• Written task: Below are records. Copy every line with "seaborn" in it.

++++ Data for the task

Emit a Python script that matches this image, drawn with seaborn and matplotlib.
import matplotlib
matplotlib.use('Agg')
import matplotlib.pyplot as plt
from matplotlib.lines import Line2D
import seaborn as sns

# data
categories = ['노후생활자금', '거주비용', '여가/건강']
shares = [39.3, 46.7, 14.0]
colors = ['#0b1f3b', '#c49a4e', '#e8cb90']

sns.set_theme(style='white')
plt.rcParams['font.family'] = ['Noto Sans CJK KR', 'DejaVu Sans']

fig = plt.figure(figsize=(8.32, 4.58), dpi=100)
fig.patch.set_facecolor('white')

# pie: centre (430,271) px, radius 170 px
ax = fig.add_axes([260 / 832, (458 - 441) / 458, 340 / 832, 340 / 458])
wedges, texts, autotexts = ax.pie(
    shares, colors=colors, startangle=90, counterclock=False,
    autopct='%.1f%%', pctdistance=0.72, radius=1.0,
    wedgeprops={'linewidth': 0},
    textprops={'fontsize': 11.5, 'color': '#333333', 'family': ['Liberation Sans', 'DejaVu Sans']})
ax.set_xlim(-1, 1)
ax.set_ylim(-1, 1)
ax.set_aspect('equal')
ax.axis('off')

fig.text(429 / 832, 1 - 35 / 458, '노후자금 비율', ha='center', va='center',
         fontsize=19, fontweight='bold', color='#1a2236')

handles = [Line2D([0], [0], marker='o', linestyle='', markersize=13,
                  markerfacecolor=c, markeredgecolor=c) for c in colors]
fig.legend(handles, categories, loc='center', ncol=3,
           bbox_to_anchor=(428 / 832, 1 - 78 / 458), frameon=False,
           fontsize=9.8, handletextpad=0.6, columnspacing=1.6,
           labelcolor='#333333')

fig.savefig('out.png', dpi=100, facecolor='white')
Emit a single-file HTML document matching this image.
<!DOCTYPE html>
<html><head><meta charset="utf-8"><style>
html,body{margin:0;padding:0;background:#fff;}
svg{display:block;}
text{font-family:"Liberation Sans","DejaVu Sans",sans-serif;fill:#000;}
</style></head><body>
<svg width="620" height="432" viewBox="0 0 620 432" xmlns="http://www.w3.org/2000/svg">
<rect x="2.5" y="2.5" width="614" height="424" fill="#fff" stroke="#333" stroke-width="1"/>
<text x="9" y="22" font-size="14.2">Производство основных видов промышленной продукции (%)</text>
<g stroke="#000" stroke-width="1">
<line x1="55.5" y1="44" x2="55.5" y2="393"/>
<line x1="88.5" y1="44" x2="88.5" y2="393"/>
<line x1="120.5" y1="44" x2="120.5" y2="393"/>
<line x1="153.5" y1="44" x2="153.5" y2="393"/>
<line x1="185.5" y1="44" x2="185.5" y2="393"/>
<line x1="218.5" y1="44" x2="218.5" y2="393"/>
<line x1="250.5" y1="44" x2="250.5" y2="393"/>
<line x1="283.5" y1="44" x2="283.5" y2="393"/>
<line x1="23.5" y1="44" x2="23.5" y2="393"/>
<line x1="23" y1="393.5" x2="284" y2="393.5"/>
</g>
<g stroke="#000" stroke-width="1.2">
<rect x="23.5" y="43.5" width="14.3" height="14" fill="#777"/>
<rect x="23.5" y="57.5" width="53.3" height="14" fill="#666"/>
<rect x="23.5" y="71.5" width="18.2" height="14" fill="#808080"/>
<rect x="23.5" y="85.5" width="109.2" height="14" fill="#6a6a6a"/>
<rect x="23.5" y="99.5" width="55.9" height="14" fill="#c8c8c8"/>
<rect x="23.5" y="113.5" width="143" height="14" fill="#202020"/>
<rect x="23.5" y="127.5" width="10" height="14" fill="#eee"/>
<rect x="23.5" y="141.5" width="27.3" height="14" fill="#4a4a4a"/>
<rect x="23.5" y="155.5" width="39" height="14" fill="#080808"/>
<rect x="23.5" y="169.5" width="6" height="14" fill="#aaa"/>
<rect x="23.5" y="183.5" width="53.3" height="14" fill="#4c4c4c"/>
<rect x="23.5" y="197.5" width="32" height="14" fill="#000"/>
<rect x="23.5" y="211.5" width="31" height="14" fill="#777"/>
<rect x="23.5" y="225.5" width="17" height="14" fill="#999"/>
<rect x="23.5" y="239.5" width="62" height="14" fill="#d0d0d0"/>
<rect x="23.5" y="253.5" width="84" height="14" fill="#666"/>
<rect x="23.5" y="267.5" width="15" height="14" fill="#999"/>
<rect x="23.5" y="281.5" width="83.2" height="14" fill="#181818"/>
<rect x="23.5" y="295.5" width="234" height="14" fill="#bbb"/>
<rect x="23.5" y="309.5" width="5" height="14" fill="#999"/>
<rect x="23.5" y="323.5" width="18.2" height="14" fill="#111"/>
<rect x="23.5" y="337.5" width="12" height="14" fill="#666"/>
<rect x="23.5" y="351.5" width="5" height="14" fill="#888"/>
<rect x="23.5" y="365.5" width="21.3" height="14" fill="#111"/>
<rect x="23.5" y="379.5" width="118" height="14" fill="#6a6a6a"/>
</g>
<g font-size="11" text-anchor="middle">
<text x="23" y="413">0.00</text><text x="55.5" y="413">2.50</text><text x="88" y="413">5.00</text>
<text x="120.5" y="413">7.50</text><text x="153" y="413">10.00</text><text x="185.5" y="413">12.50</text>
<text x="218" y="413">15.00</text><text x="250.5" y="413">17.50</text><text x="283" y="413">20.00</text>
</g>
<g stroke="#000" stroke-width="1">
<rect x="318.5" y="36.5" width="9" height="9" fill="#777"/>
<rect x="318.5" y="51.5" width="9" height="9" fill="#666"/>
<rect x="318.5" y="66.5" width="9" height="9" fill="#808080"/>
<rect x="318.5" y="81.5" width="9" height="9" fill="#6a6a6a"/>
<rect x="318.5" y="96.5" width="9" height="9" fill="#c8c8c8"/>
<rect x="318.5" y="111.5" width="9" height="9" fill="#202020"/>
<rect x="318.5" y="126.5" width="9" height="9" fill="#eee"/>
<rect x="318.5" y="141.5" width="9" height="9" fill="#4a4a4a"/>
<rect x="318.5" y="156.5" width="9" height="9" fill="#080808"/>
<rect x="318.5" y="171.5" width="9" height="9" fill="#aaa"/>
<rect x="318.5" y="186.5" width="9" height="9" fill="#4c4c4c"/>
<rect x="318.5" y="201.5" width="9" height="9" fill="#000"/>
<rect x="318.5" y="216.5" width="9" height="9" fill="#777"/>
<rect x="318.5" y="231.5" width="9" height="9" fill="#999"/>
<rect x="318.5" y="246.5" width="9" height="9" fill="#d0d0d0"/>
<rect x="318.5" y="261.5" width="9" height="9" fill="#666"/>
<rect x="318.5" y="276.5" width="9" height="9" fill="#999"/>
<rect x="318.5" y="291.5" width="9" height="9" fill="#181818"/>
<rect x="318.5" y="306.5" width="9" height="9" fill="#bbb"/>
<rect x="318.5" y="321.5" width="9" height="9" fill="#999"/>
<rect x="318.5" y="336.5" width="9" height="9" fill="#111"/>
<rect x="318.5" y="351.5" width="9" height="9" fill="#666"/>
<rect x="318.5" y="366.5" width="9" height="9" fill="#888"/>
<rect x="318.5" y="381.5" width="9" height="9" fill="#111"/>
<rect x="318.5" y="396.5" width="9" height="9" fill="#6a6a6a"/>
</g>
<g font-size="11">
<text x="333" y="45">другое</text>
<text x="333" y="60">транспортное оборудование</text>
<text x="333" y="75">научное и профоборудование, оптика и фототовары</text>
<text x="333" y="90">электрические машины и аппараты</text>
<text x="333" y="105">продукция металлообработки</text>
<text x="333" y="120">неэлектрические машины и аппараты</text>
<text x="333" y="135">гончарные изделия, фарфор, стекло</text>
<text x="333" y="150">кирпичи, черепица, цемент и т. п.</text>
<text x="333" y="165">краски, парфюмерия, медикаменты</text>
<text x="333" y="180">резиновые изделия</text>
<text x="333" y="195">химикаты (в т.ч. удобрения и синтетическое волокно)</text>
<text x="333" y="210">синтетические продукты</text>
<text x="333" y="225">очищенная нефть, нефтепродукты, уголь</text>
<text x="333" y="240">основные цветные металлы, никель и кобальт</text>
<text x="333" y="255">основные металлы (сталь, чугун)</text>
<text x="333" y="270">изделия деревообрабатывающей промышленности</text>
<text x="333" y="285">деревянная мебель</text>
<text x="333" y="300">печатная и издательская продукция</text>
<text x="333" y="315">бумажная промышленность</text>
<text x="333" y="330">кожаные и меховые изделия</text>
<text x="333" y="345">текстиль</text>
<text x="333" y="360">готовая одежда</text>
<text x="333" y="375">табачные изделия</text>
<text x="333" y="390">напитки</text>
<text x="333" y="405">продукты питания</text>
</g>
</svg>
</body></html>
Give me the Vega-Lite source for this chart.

++++++++

• Exercise answer:
Emit a Python script that matches this image, drawn with seaborn and matplotlib.
import seaborn as sns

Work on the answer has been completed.